The Harbinger Online

Fall Recipe: Cinnamon Caramel Thumbprint Cookies

This recipe is based off of a cinnamon cookie recipe I found from They are, in my opinion, some of the best Snickerdoodles I have ever eaten/made, and the caramel center doesn’t hurt either. They’re easy to make and kind of addictive, so please enjoy!


Cookie Base
½ cup (one stick) unsalted butter
1 cup pure cane sugar
1 large egg
1 teaspoon vanilla
1 ½ cups all-purpose flour
1 ½ teaspoons cinnamon
1 teaspoon baking powder
¼ teaspoon salt
1 package soft caramel cremes

Cinnamon sugar
¼ cup of pure cane sugar
1 tablespoon cinnamon

Yield: Around 16 cookies


In a large mixing bowl, cream your softened butter and sugar together. Mix in egg and vanilla.
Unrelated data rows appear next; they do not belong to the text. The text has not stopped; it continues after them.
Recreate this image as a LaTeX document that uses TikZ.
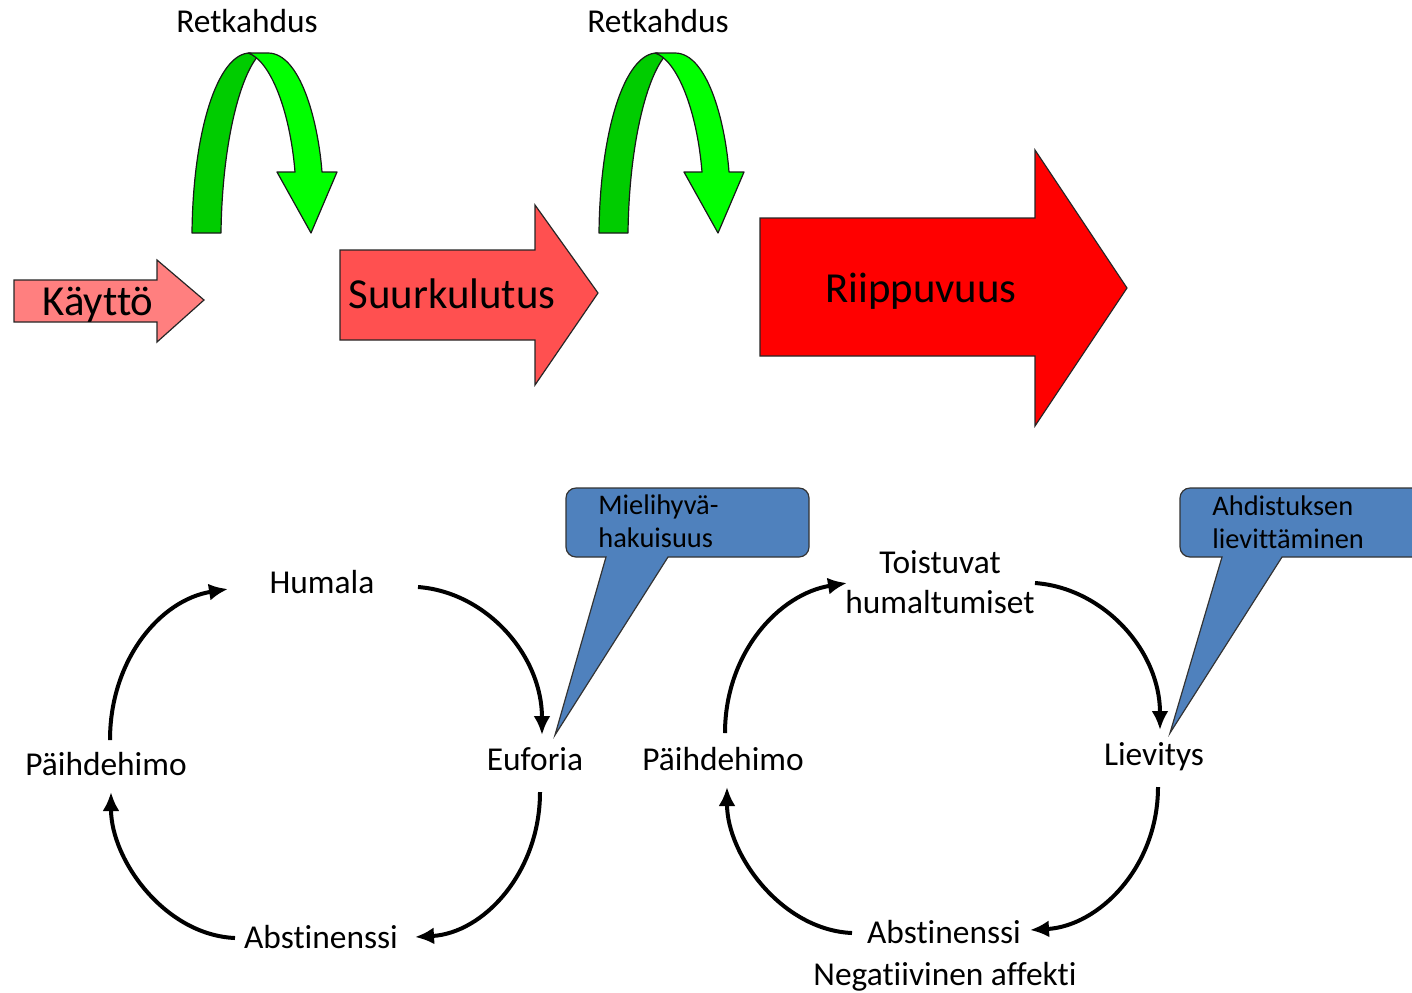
\documentclass[tikz,border=0pt]{standalone}
\usepackage{fontspec}
\setmainfont{Carlito}[Ligatures=NoCommon]
\usetikzlibrary{calc,arrows.meta}
\definecolor{usepink}{HTML}{FF7F7F}
\definecolor{heavyred}{HTML}{FF5050}
\definecolor{depred}{HTML}{FF0000}
\definecolor{archdark}{HTML}{00CC00}
\definecolor{archlight}{HTML}{00FF00}
\definecolor{noteblue}{HTML}{4F81BD}

\tikzset{
  blockarrow/.style={draw=black!85, line width=0.6pt, line join=miter},
  archpart/.style={draw=black!90, line width=0.6pt, line join=round},
  biglabel/.style={font=\fontsize{21.4}{25}\selectfont, inner sep=0pt, anchor=base},
  lab/.style={font=\fontsize{16.7}{20}\selectfont, inner sep=0pt, align=center},
  notetext/.style={font=\fontsize{14.2}{16.5}\selectfont, inner sep=0pt, align=left, anchor=base west},
  cyc/.style={line width=2pt, -{Latex[length=9.5pt,width=8.5pt]}},
  note/.style={fill=noteblue, draw=black!80, line width=0.6pt},
  relapse/.pic={
    % back (dark) half of the arch
    \path[archpart, fill=archdark]
      (192,233) .. controls (193,130) and (218,53) .. (250,53)
      -- (258,56) .. controls (238,80) and (222,150) .. (221,233) -- cycle;
    % front (light) half with the arrow head
    \path[archpart, fill=archlight]
      (248,53) -- (268,53) .. controls (300,53) and (318,120) .. (322,172)
      -- (337,172) -- (311,233) -- (277,172) -- (295,172)
      .. controls (290,110) and (270,60) .. (248,53) -- cycle;
  }
}

\begin{document}
\begin{tikzpicture}[x=0.5pt,y=-0.5pt]
\useasboundingbox (0,0) rectangle (1412,992);
\clip (0,0) rectangle (1412,992);

% ---- stages ----
\path[blockarrow, fill=usepink]
  (14,280) -- (157,280) -- (157,260) -- (204,300) -- (157,342) -- (157,322) -- (14,322) -- cycle;
\node[biglabel] (use) at (98,315) {Käyttö};

\path[blockarrow, fill=heavyred]
  (340,250) -- (535,250) -- (535,205) -- (598,293) -- (535,385) -- (535,340) -- (340,340) -- cycle;
\node[biglabel] (heavy) at (452,308) {Suurkulutus};

\path[blockarrow, fill=depred]
  (760,218) -- (1035,218) -- (1035,150) -- (1127,288) -- (1035,426) -- (1035,356) -- (760,356) -- cycle;
\node[biglabel] (dep) at (921,302) {Riippuvuus};

% ---- relapses ----
\pic at (0,0) {relapse};
\pic at (407,0) {relapse};
\node[lab, anchor=base] (rel1) at (247,32) {Retkahdus};
\node[lab, anchor=base] (rel2) at (658,32) {Retkahdus};

% ---- callouts ----
\path[note] (668,557) [rounded corners=5pt] -- (809,557) -- (809,488) -- (566,488) -- (566,557)
  [sharp corners] -- (606,557) -- (555,735) -- cycle;
\node[notetext] (pleasure) at (598,547) {Mielihyvä-\\hakuisuus};

\path[note] (1282,557) [rounded corners=5pt] -- (1440,557) -- (1440,488) -- (1180,488) -- (1180,557)
  [sharp corners] -- (1222,557) -- (1170,733) -- cycle;
\node[notetext] (relief) at (1212,548) {Ahdistuksen\\lievittäminen};

% ---- left cycle ----
\node[lab, anchor=base] (hum1) at (322,593) {Humala};
\node[lab, anchor=base] (ph1) at (106,775) {Päihdehimo};
\node[lab, anchor=base] (eu1) at (535,770) {Euforia};
\node[lab, anchor=base] (ab1) at (321,948) {Abstinenssi};

\draw[cyc] ($(ph1.base)+(4,-35)$) .. controls +(0,-80) and +(-68,11) .. ($(hum1.base)+(-94,-4)$);
\draw[cyc] ($(hum1.base)+(96,-6)$) .. controls +(68,5) and +(0,-80) .. ($(eu1.base)+(7,-35)$);
\draw[cyc] ($(eu1.base)+(5,22)$) .. controls +(0,80) and +(69,-4) .. ($(ab1.base)+(94,-11)$);
\draw[cyc] ($(ab1.base)+(-86,-10)$) .. controls +(-70,-3) and +(0,68) .. ($(ph1.base)+(5,17)$);

% ---- right cycle ----
\node[lab] (to2) at (940,582) {Toistuvat\\humaltumiset};
\node[lab, anchor=base] (ph2) at (723,770) {Päihdehimo};
\node[lab, anchor=base] (li2) at (1154,765) {Lievitys};
\node[lab, anchor=base] (ab2) at (944,943) {Abstinenssi};
\node[lab, anchor=base] (ng2) at (945,985) {Negatiivinen affekti};

\draw[cyc] ($(ph2.base)+(2,-37)$) .. controls +(0,-80) and +(-68,11) .. ($(to2.center)+(-93,1)$);
\draw[cyc] ($(to2.center)+(95,1)$) .. controls +(68,5) and +(0,-80) .. ($(li2.base)+(6,-35)$);
\draw[cyc] ($(li2.base)+(4,22)$) .. controls +(0,80) and +(69,-4) .. ($(ab2.base)+(86,-13)$);
\draw[cyc] ($(ab2.base)+(-92,-10)$) .. controls +(-70,-3) and +(0,68) .. ($(ph2.base)+(4,17)$);
\end{tikzpicture}
\end{document}
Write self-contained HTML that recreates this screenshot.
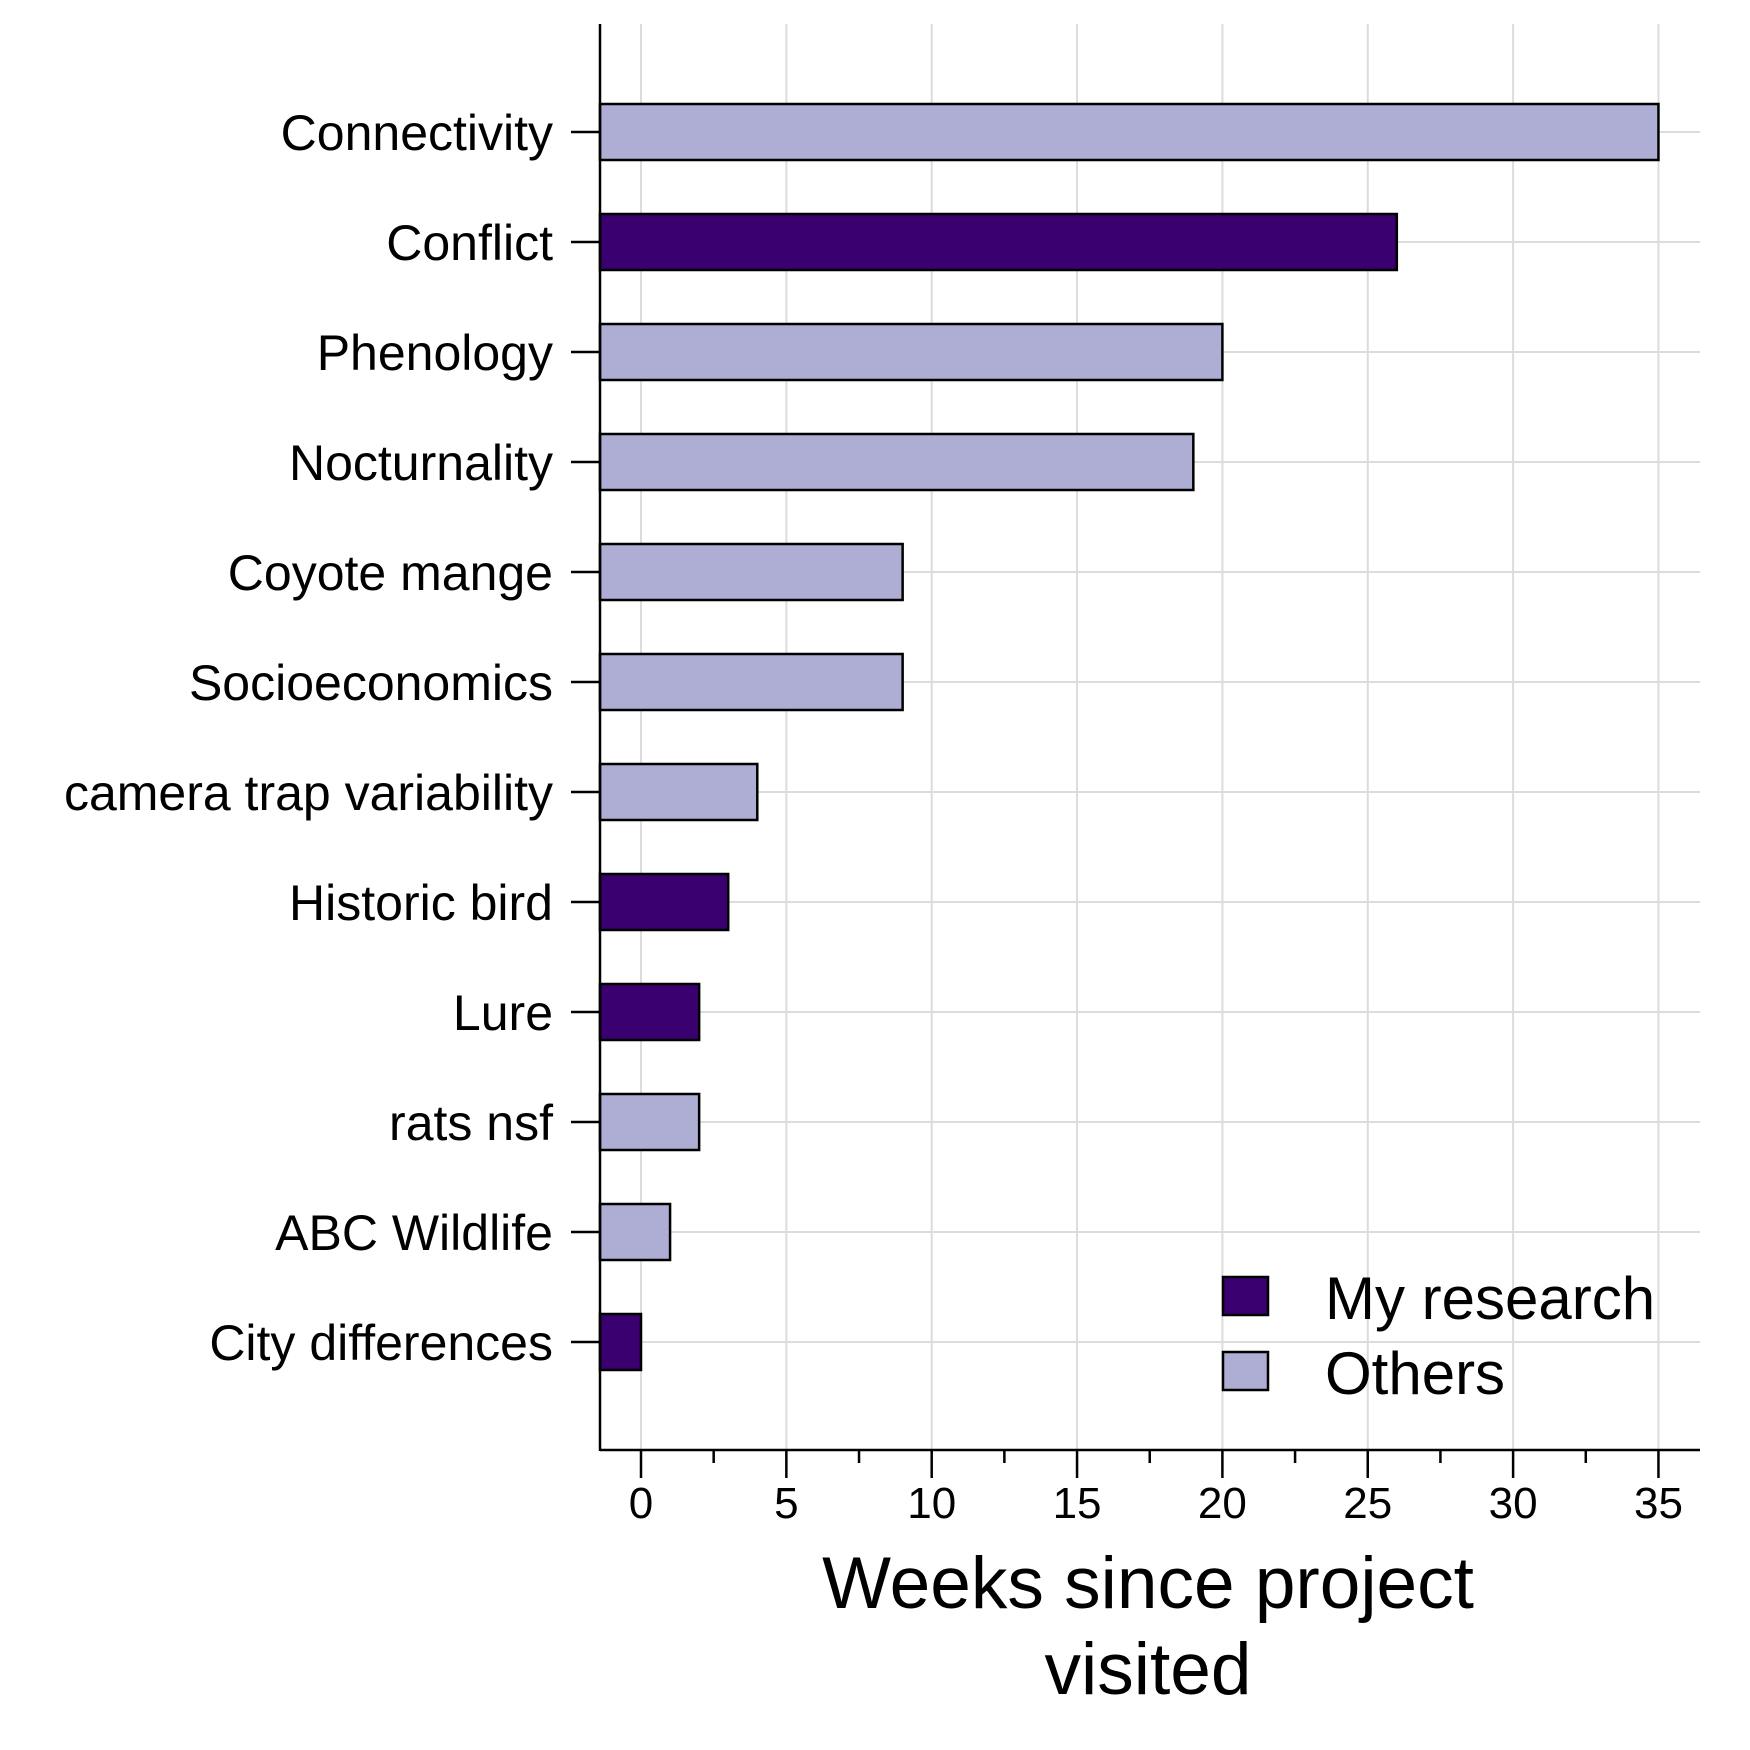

In a separate bowl, mix flour, cinnamon, baking powder and salt.

Pour dry ingredients into your butter mixture and blend until a dough forms.

Cover and refrigerate 2 hours.

Mix 1 tablespoon cinnamon and ¼ cup of sugar together in a shallow bowl.

Shape small sections of cookie dough into circles 1 1/2 inch in diameter, ¼-½ inch thick. Cover in cinnamon sugar.

Place your cookies 2 inches apart on a lightly greased or parchment covered cookie sheet.

Place a caramel creme in the center of each cookie, making sure at least half of the caramel is covered.

Bake at 350° for 12-13 minutes. Cool until caramels become room temperature and solid to touch.